January 21, 2009 at 12:26 am
yisaaacs (1/21/2009)
My query extracts the daily sales figures from production for the previous day and every morning at 9am a report is sent to management detailing everything that has happened the day before. I create a html email and send it off to required parties.
Check for the queries (or SPs) that is being fired as a part of the job. It should have a WHERE clause which limits the rows for the previous day.
may be something like where convert(varchar,SalesDate,112)=convert(varchar,getdate()-1,112)
replace it with the exact date OR write getdate()-2
January 22, 2009 at 9:41 am
I would recommend using something like
DATEADD(dd, DATEDIFF(dd,0,CURRENT_TIMESTAMP), -1)
instead of the varchar cast. This will perform much faster... search here for "Date Only" and you should find plenty of posts as to why.
January 22, 2009 at 12:11 pm
I’m making some assumptions about your request, hope this helps.
Seems like you are manually running some queries each day, probably copying and pasting the results from Management Studio into something else, then formatting it to send out a report.

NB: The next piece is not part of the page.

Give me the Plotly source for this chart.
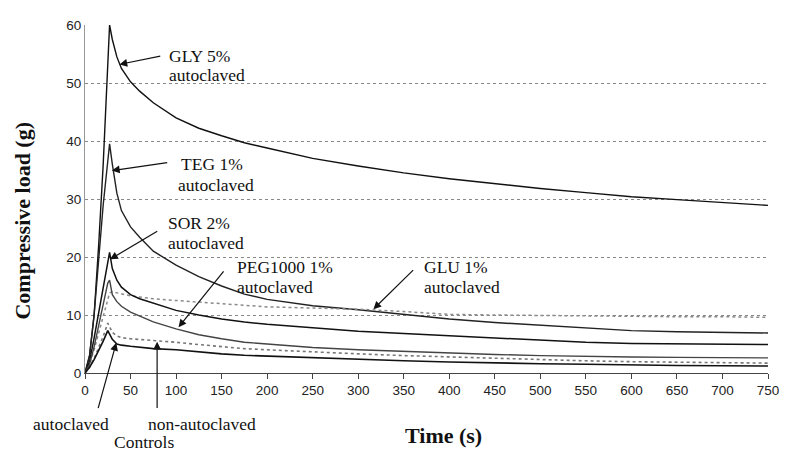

If that is the case you could take your queries and create stored procedures that insert the data into “working” tables. You can create a job that calls each stored procedure then schedule that job to run each morning.
Each stored proc will truncate its working table and reload it with the previous day's data, then you can copy and format it to create your email.
If my guess was way off post back and add some detail about your requirements.
January 22, 2009 at 11:53 pm
all is good. added a condition in the where clause.